Sourire à quatre quatre-vingt-quinze [surir a katre katre-vê-kêz]

Sourire à quatre quatre-vingt-quinze

Fig. A. Sourire à quatre quatre-vingt-quinze.

[surir a katre katre-vê-kêz] (loc. monét. TARTU.)

Quand montrer les dents a pour vocation d’attirer la sympathie, la langue académique utilise assez simplement le verbe sourire, du latin subridere.

Cela ne pouvait suffire à sa petite sœur surannée pour souligner que l’apparition des dominos faciaux ne marque pas obligatoirement la cordialité d’un interlocuteur.

Elle a donc concocté faire un sourire à quatre quatre-vingt-quinze qui peut servir en cas de rencontre de margoulin menteur comme un soutien-gorge n’utilisant ses zygomatiques et le tirage concomitant des commissures des lèvres que pour mieux refourguer une bonimenterie quelconque.

Car le sourire à quatre quatre-vingt-quinze est un sourire de façade, un rictus d’autosatisfaction pour manipulation en cours, une ironie narquoise pour arnaque bien ficelée.

Pour quatre francs et quatre-vingt-quinze centimes t’as plus rien

Ces quatre quatre-vingt-quinze dont est affublé le dévoilement soudain des ratiches sont des francs, mesure d’une piètre valeur puisqu’aux temps du suranné pour cent briques t’as plus rien, alors pour quatre francs et quatre-vingt-quinze centimes…

En conférant à cette hilarité naissante le prix d’un Pif Gadget, l’expression sourire à quatre quatre-vingt-quinze veut démontrer combien la risette est insincère, vilaine, intéressée. Non qu’elle méprise l’argent (ou Pif Gadget), mais surtout appelle-t-elle avec cette somme à se méfier des affables empressés qui se rideront s’ils ne parviennent pas à leurs fins, des gracieux d’apparat, marchands d’orviétan perdant leur sympathie aussitôt leur breuvage vendu.

La méfiance est de rigueur face à ce sourire à quatre quatre-vingt-quinze. L’archipatelin affublé de ses dents scintillantes compte en effet parmi les tartufes les plus redoutables : il aura tôt fait de ruiner un naïf, d’abuser une candide, d’engranger le vote enthousiaste d’un gobe-mouche.

Malgré sa force de suggestion et sa diffusion massive, nombreux sont ceux qui se feront berner par un sourire à quatre quatre-vingt-quinze.

Une rumeur jamais vérifiée rapporte que c’est l’Association des Vendeurs de Véhicules d’Occasion qui aurait fait disparaître l’expression.

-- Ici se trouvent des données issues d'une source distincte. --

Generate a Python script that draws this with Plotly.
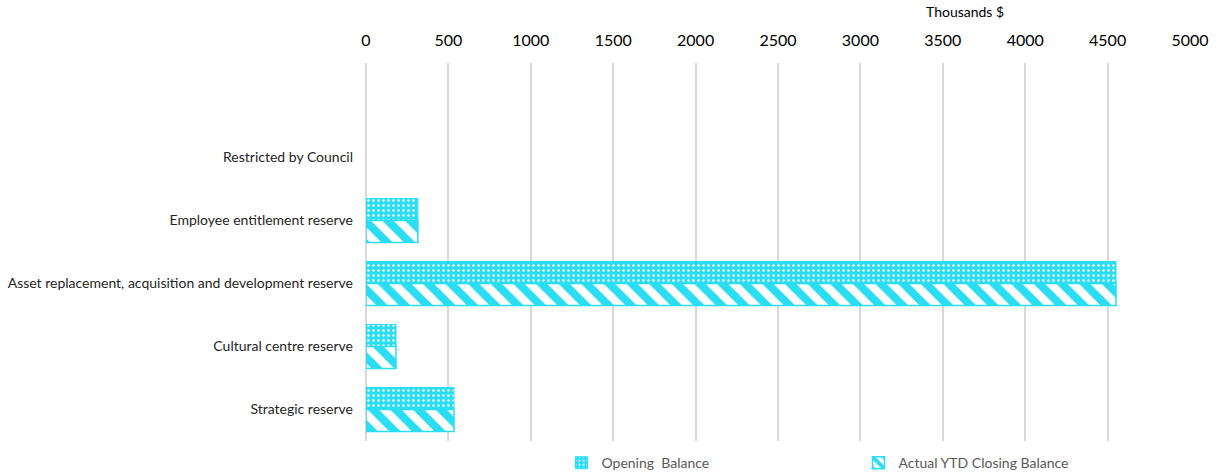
import plotly.graph_objects as go

categories = ["Restricted by Council", "Employee entitlement reserve",
              "Asset replacement, acquisition and development reserve",
              "Cultural centre reserve", "Strategic reserve"]
opening_balance = [None, 315, 4551, 182, 534]
closing_balance = [None, 315, 4551, 182, 534]
x_ticks = [0, 500, 1000, 1500, 2000, 2500, 3000, 3500, 4000, 4500, 5000]

CYAN = "#2ADDF2"

fig = go.Figure()
fig.add_trace(go.Bar(
    y=categories, x=opening_balance, orientation="h", name="Opening  Balance",
    marker=dict(color=CYAN, line=dict(color=CYAN, width=1),
                pattern=dict(shape=".", fgcolor="white", bgcolor=CYAN, size=5, solidity=0.18,
                             fgopacity=1, fillmode="overlay")),
))
fig.add_trace(go.Bar(
    y=categories, x=closing_balance, orientation="h", name="Actual YTD Closing Balance",
    marker=dict(color="white", line=dict(color=CYAN, width=1.5),
                pattern=dict(shape="\\", fgcolor=CYAN, bgcolor="white", size=16, solidity=0.5,
                             fgopacity=1, fillmode="overlay")),
))

fig.update_layout(
    width=1218, height=475,
    margin=dict(l=366, r=28, t=63, b=34, autoexpand=False),
    paper_bgcolor="white", plot_bgcolor="white",
    barmode="group", bargap=0.3, bargroupgap=0,
    font=dict(family="Lato, Open Sans, sans-serif", color="#404040"),
    xaxis=dict(side="top", range=[0, 5000], tickvals=x_ticks, showgrid=True,
               gridcolor="#D9D9D9", gridwidth=2, zeroline=True, zerolinecolor="#D9D9D9",
               zerolinewidth=2, tickfont=dict(size=16, color="#000000"), ticks="",
               ticklabelstandoff=13, showline=False, automargin=False),
    yaxis=dict(type="category", categoryorder="array", categoryarray=categories,
               range=[4.5, -1.5], showgrid=False, ticks="", ticklen=0,
               ticklabelstandoff=12, automargin=False,
               tickfont=dict(size=14, color="#262626"), showline=False),
    legend=dict(orientation="h", x=0.461, y=0.025, xref="container", yref="container",
                xanchor="left", yanchor="middle",
                entrywidth=252, entrywidthmode="pixels",
                font=dict(size=14, color="#595959"), traceorder="normal"),
    annotations=[dict(text="Thousands $", xref="paper", yref="paper", x=0.727, y=1.135,
                      showarrow=False, font=dict(size=14, color="#000000"),
                      xanchor="center", yanchor="middle")],
)

fig.write_html("out.html")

Des témoins aujourd’hui disparus ont parlé en leur temps d’une réunion de responsables politiques décidant unanimement de l’envoyer en surannéité. Il s’est même murmuré que les voyageurs représentants et placiers (VRP) en cuisines intégrées, fenêtre isolantes et encyclopédies en trente cinq volumes avec reliure cuir, s’étaient entendus pour la bannir à jamais, stigmatisante de leur activité qu’elle était.

Nous ne saurions étayer l’une ou l’autre de ces thèses. Le chercheur ne peut, aujourd’hui encore, expliquer comment sourire à quatre quatre-vingt-quinze est devenu suranné.

Le passage du franc à l’euro plus moderne est cependant la raison la plus probable : faire un sourire à zéro soixante et des poussières aurait vendu la mèche et démontré que son porteur se moque vraiment du monde.